Ve sonra USA Dışişleri Bakanı Kissinger'in “Umarım birbirlerini yok ederler” dediği
İran-Irak Savaşı! Peki, kim kazandı? Tabii ki her iki ülkeye de aynı anda
finansörlük yapan küresel baronlar.
İslam ülkelerini
çözüp, dağıtmak ve kendi dünyalarında hapsetmek isteyen bu güçlerin temel amacı
İslam dünyasında gerçekleşmesi muhtemel bir siyasi, ekonomik ve askeri
birlikteliğin tesis edilmemesidir.
Bu sebeple sürekli halklarda bir bilinç kaymasına ve
bulanıklığına yol açtılar. Aydınlardan da yandaş toplayarak insanların
kafalarının karışmasını sağlıyorlar. Mezhep ayrılığı da cabası!
Bakınız son iki yüz
yıldır finans, teknoloji, istihbarat, askeri, siyaset ve medya gibi birçok
alanda örgütlenen ve güçlenen bir Amerikan emperyalizminin varlığı ile karşı
karşıyayız.
Bugün dünyanın geri kalanının sessiz kalması bu gücün
neredeyse tüm ülkelere sirayet etmesi sebebiyledir.

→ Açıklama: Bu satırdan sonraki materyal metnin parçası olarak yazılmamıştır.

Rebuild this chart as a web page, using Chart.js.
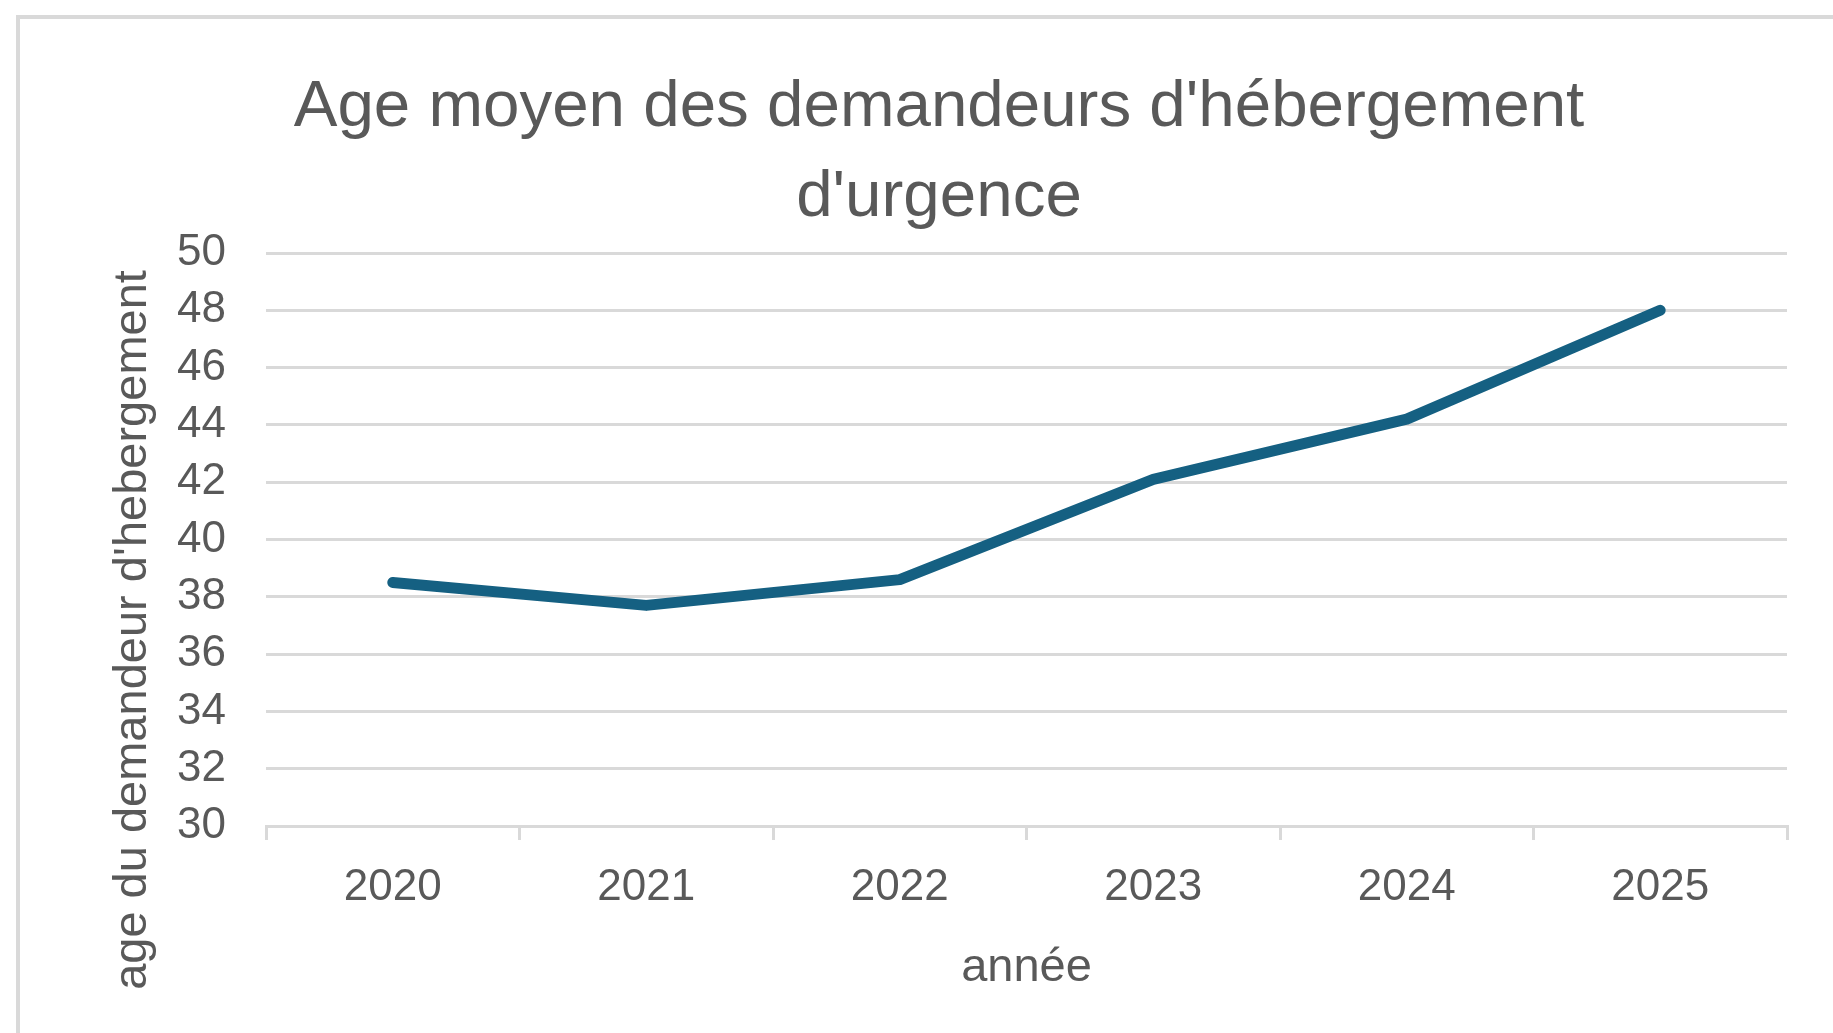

O yüzden diyorum ki, İsrail’in
topraklarımıza doğru ilerlediği bir şöyle bir zamanda bu topraklarda yaşıyor
olmanın verdiği bilinç ve sorumlulukla buraya ait söyleyebilecek sözlerimiz
olmalıdır.
Sözlerimiz; elbette dini, ırkı, rengi, düşüncesi, mezhebi,
inancı ne olursa olsun vicdan, ahlak ve erdem sahibi herkese olmalıdır. Çünkü
saldırı hepimize dönük…
İçeriden ve dışarıdan kuşatma altında olduğumuzu söylememize
gerek var mı? Her şey gözlerimizin önünde cereyan ediyor.
İçimizdeki şuursuz,
entelektüel melekeleri dumura uğramış sözüm ona aydın ve siyasetçiler, tatlı su
İslamcıları, gevşek, lüpçü muhafazakârlar henüz meselenin ciddiyetini
kavrayamadılar.
Elli yıldır ‘kahrolsun İsrail’ sloganı atmaktan öte bir şey
yapamayan, coca cola boykotunu büyük mücadele kapsamına alan bu tipler mezhepçi
takıntıları yüzünden birliktelik ruhundan uzak görünüyor.
Oysa bizler, özü-gürlüğümüzü, derin irfanımızı, varlığımızı
ve vicdanımızı kimseye esir etmeyeceğimizi cümle âleme yeniden ilan etmeliyiz.
Burası başkalarının değil bizim meskenimizdir.